Media Contact: pressroom@forgetaboutdiets.com
Brenda Crawford-Clark, PO Box 46458, Tampa, Fl. 33647, (813) 936-1519.
Diet Solutions Can't Work
If 167 million men and women in the United States are trying a solution and it doesn't work, something is wrong with the so-called solution. Yet that is how many people are on a diet at any given moment in the United States, said Brenda Crawford-Clark, who has been working with people unhappy with their weight for more than 15 years.
"Instead of blaming ourselves when diets don't work, we have to stop and do
a reality check," said Crawford-Clark, author of "Body
Sense Balancing Your Weight and Emotions."
(Beyond Words Publishing, 2001.)
"There is a multi-million dollar diet industry that stays in business by bombarding
us with ads to convince us that the inability to keep off weight is our personal
failure. There is something wrong with us, not the diet."
"Yet, their success is based on the fact that people will continue to use their products because they get a short-term payoff, then use them again when they don't work long term," said Crawford-Clark, a Tampa, Fl. therapist who formerly directed hospital and outpatient programs for eating disorders. "It's time we got mad instead of accepting those empty promises and begin to look deeper at the reasons diets don't work."
One of those reasons is each individual's body make-up, according to Crawford-Clark. The interactions of neurotransmitters, the body's internal message system, can make it much more difficult for one person to lose weight than another.
"If your body is depleted of the neurotransmitter serotonin, either because you are born that way or stress has zapped you to low levels, you may start reaching for food to try and increase serotonin temporarily. That's why looking at the source of the stress is crucial, whether it originated in your childhood or is the result of something more recent," she said. "Its also been shown that doing things that you enjoy, something as simple as playing cards with friends, can increase the serotonin and decrease your need to reach for food," she added.
"Losing weight and keeping it off is much more complex than people are taught to believe," said Crawford-Clark. "It is something that is very doable, but not by dieting."
In her book "Body Sense," Crawford-Clark provides a step-by-step approach to tackle underlying problems that she says keep people in a constant battle with the scales. She also has a website "WWW.ForgetAboutDiets.com" that will provide ongoing support.
"Many times people get stuck in a diet cycle because they don't realize how much their food use is driven by something other than physical hunger," she said. "Sometimes people's diets are sabotaged by events long ago, such as the loss of a marriage, career, health and even loss of your dreams," Crawford-Clark said. Other people continue to use food because they are suffering from the residue of trauma of all kinds, such as accidents, physical illness, or a history of physical or emotional abuse, she said.

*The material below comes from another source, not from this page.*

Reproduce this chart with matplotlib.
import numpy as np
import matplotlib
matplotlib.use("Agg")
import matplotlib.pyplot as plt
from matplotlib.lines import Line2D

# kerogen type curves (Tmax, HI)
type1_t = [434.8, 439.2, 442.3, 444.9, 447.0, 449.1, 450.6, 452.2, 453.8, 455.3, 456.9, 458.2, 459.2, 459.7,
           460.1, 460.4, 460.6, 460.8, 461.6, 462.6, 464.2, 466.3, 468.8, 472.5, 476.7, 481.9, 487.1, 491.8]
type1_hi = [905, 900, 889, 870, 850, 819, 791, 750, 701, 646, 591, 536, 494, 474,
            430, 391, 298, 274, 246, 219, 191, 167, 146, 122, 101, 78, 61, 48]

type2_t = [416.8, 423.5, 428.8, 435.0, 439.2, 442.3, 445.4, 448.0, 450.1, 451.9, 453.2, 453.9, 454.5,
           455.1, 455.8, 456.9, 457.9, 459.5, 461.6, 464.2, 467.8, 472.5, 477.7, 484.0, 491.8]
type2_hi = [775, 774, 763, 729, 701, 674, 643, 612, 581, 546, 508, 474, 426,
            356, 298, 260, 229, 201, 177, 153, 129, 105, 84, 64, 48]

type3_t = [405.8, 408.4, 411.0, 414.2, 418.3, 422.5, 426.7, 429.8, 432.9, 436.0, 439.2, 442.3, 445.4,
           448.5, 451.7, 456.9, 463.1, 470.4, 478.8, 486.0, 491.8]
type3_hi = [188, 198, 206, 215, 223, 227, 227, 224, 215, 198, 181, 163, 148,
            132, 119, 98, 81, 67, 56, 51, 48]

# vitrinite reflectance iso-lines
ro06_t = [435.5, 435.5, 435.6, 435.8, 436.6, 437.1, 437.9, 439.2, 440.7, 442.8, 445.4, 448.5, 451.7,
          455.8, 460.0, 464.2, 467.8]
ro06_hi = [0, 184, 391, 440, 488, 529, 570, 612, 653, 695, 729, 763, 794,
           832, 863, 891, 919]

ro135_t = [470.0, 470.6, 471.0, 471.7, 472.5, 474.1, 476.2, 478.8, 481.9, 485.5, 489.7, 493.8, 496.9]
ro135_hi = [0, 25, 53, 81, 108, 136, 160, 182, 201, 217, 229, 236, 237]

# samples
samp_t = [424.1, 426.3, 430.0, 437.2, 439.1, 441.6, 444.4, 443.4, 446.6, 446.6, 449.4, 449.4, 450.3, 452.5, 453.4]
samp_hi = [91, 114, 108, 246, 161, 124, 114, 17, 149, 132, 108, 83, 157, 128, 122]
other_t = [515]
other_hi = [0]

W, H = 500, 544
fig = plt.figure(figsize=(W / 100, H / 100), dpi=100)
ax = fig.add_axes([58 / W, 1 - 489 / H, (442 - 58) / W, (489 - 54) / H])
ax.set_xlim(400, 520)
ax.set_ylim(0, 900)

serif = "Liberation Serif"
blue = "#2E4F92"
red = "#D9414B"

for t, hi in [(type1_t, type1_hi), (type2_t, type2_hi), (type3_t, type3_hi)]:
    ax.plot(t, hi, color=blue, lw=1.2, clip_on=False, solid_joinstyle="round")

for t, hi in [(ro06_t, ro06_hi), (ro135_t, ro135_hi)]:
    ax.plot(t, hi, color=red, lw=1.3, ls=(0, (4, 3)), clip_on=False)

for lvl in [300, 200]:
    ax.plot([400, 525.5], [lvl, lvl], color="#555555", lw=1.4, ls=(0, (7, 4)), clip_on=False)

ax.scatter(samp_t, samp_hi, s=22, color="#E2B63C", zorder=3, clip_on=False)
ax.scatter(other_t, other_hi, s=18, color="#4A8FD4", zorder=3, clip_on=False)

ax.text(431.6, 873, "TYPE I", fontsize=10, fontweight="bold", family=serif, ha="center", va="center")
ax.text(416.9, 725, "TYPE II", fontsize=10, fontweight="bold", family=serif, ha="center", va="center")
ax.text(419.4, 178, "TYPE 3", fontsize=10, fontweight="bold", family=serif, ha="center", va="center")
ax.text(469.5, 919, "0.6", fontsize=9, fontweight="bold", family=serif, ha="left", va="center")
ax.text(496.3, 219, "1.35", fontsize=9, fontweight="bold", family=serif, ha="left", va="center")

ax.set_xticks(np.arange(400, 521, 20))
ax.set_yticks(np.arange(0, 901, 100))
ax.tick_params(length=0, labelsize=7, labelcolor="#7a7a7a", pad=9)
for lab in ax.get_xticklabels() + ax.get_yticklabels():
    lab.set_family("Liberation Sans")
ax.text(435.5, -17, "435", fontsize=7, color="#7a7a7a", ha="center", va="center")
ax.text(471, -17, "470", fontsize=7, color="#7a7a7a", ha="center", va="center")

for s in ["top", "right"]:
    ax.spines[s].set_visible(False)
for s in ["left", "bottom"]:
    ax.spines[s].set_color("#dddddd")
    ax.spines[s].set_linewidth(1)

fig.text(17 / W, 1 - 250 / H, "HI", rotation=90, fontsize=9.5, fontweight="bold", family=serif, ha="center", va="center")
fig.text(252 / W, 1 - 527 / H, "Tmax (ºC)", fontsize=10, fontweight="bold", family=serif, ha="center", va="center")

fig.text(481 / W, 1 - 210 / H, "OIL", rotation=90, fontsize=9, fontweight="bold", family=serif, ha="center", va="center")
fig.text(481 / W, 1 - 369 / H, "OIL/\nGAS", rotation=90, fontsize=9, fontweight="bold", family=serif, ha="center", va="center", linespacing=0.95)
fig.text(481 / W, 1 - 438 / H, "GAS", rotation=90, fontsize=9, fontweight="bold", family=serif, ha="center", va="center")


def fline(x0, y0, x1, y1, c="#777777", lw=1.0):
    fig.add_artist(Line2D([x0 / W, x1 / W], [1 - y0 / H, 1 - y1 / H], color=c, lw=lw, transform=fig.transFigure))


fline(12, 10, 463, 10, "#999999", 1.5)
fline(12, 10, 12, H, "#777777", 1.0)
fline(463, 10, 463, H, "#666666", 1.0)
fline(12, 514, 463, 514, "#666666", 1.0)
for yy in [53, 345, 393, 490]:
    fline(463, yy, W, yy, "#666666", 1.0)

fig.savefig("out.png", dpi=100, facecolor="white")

Other neglected losses that contribute to food use include infertility, miscarriage, childhood bullying, betrayal, loss of innocence, adoption, abandonment, lack of attention, having parents with emotional or addiction problems, perceiving yourself as an outcast and feeling different because of your weight, she added.
"Every day events can trigger the same intensity of emotions that you felt during a loss or traumatic event and drive you to reach for food as a way to get out of an overwhelming feeling," she said. "That's why so many people can lose weight on a diet, only to regain it back." She says those feelings that trigger eating include guilt, not feeling good enough, something's wrong with me, feeling alone, rejected, out of control, powerless, anger and deprived, which is a part of most diet cycles.
"You can throw away no-win diets when you learn how to get the past off your plate and begin to think differently about yourself," she said. "Learn how to set boundaries, express yourself assertively, disconnect from flooding feelings and stop sabotaging yourself with guilt if you want to maintain a healthy weight," Crawford-Clark added.